TASK
Leaving out every picture, retype the lines below from the top through the one that contains "const labelLoss = ['Миграционная', 'убыль'];".

%%

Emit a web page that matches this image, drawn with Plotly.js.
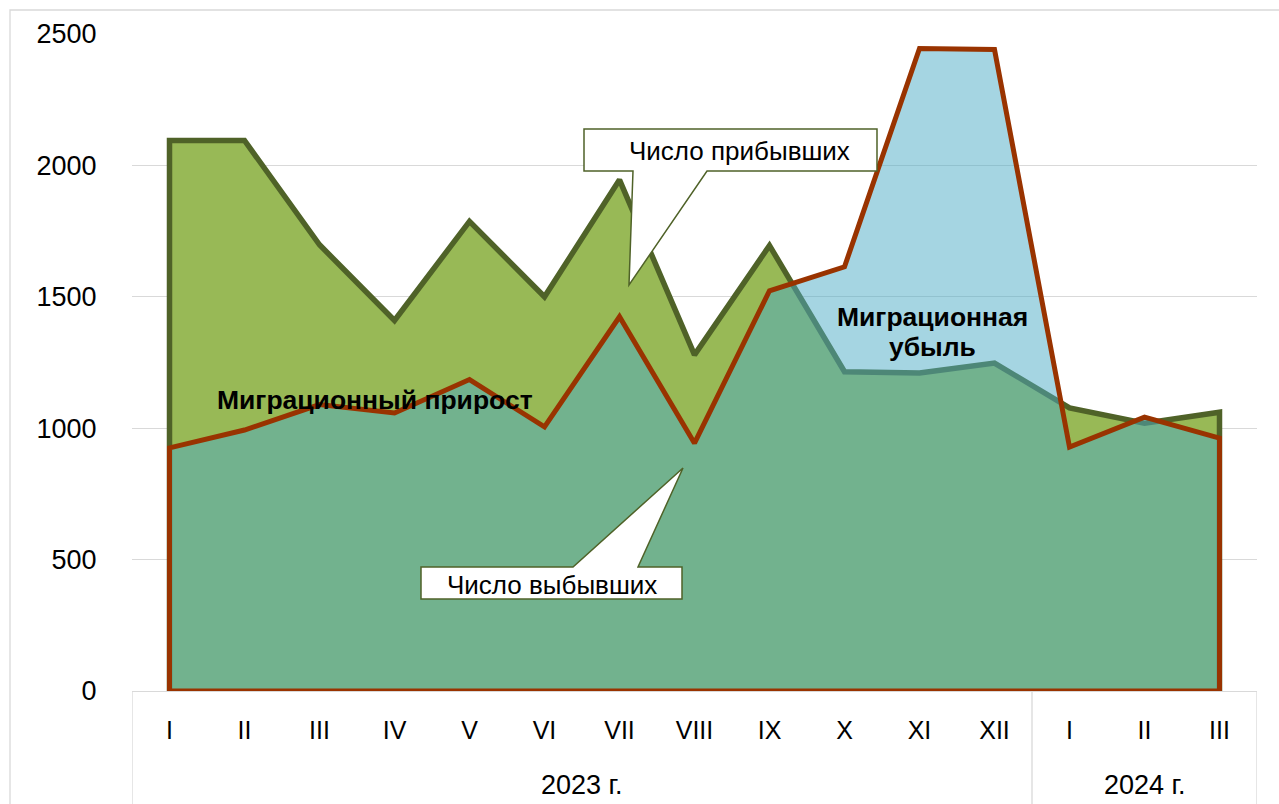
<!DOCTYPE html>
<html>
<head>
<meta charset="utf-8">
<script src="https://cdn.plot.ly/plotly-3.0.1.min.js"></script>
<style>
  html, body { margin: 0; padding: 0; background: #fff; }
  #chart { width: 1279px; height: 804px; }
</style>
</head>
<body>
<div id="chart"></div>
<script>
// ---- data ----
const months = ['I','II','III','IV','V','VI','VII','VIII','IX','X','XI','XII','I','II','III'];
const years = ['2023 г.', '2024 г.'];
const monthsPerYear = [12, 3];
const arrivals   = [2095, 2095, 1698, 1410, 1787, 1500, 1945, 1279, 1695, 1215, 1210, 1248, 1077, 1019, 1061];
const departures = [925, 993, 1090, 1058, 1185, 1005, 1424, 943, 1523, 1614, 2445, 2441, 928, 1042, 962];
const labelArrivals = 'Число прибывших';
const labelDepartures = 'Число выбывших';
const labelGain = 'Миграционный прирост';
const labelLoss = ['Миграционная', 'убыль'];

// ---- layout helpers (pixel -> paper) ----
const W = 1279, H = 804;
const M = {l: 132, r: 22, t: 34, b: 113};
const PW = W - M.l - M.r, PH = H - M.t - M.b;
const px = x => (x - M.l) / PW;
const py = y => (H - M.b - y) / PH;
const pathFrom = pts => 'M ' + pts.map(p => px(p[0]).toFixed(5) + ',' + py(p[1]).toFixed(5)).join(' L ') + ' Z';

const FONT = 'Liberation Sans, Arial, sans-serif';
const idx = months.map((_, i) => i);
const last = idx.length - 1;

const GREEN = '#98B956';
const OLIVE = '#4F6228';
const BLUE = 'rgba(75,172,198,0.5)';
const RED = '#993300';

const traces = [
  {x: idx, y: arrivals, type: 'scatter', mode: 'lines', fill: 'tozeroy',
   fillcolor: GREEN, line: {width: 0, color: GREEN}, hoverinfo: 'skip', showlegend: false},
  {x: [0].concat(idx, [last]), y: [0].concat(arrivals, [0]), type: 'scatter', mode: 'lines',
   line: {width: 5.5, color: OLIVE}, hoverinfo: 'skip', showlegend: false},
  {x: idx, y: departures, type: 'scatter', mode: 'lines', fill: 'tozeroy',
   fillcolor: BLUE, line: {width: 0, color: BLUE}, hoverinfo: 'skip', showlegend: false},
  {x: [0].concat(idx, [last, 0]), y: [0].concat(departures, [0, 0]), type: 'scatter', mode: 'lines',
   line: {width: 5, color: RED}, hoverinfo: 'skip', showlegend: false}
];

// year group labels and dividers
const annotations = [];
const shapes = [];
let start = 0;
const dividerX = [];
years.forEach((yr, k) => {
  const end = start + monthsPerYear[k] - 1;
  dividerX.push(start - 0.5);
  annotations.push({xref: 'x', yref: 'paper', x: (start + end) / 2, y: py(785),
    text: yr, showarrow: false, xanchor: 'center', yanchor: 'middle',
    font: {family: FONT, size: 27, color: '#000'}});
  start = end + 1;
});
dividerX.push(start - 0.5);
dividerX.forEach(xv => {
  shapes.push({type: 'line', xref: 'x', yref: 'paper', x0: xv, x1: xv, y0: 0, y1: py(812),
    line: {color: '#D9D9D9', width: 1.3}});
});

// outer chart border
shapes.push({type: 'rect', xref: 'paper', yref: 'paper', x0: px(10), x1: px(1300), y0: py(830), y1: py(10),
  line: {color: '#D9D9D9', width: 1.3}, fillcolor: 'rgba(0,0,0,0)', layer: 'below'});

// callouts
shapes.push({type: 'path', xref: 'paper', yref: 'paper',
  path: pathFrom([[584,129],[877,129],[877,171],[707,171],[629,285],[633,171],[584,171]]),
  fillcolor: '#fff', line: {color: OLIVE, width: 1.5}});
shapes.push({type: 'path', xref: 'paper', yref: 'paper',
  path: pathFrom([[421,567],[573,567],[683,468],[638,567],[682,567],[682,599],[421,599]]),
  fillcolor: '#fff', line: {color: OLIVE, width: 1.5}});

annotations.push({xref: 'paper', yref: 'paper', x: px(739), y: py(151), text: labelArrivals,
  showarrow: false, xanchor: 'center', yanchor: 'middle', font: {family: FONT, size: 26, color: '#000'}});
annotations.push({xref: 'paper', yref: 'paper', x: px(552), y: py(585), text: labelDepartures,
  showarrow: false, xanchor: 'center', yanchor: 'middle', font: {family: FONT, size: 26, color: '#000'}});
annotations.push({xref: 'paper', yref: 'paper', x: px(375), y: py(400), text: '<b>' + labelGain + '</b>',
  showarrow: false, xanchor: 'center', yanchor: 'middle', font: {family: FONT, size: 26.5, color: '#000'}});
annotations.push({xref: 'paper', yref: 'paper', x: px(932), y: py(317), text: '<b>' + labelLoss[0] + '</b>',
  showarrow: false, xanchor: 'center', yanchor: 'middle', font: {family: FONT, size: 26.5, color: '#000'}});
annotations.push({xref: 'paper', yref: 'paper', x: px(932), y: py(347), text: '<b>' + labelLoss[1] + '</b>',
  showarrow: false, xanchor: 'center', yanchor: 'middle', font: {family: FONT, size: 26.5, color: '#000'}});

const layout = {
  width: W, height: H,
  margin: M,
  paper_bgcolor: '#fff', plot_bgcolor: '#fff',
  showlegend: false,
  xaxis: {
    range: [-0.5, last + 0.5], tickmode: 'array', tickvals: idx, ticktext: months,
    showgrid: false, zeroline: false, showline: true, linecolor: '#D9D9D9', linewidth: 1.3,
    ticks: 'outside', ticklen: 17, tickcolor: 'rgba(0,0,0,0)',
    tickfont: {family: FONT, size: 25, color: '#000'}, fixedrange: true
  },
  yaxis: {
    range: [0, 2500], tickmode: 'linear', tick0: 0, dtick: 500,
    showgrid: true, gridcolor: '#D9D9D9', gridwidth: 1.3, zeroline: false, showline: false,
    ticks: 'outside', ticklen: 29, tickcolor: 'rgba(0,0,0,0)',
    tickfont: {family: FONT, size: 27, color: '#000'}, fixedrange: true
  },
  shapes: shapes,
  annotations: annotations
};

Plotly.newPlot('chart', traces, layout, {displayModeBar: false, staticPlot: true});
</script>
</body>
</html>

%%

RESPONSE TO THE TASK
Emit a web page that matches this image, drawn with Plotly.js.
<!DOCTYPE html>
<html>
<head>
<meta charset="utf-8">
<script src="https://cdn.plot.ly/plotly-3.0.1.min.js"></script>
<style>
  html, body { margin: 0; padding: 0; background: #fff; }
  #chart { width: 1279px; height: 804px; }
</style>
</head>
<body>
<div id="chart"></div>
<script>
// ---- data ----
const months = ['I','II','III','IV','V','VI','VII','VIII','IX','X','XI','XII','I','II','III'];
const years = ['2023 г.', '2024 г.'];
const monthsPerYear = [12, 3];
const arrivals   = [2095, 2095, 1698, 1410, 1787, 1500, 1945, 1279, 1695, 1215, 1210, 1248, 1077, 1019, 1061];
const departures = [925, 993, 1090, 1058, 1185, 1005, 1424, 943, 1523, 1614, 2445, 2441, 928, 1042, 962];
const labelArrivals = 'Число прибывших';
const labelDepartures = 'Число выбывших';
const labelGain = 'Миграционный прирост';
const labelLoss = ['Миграционная', 'убыль'];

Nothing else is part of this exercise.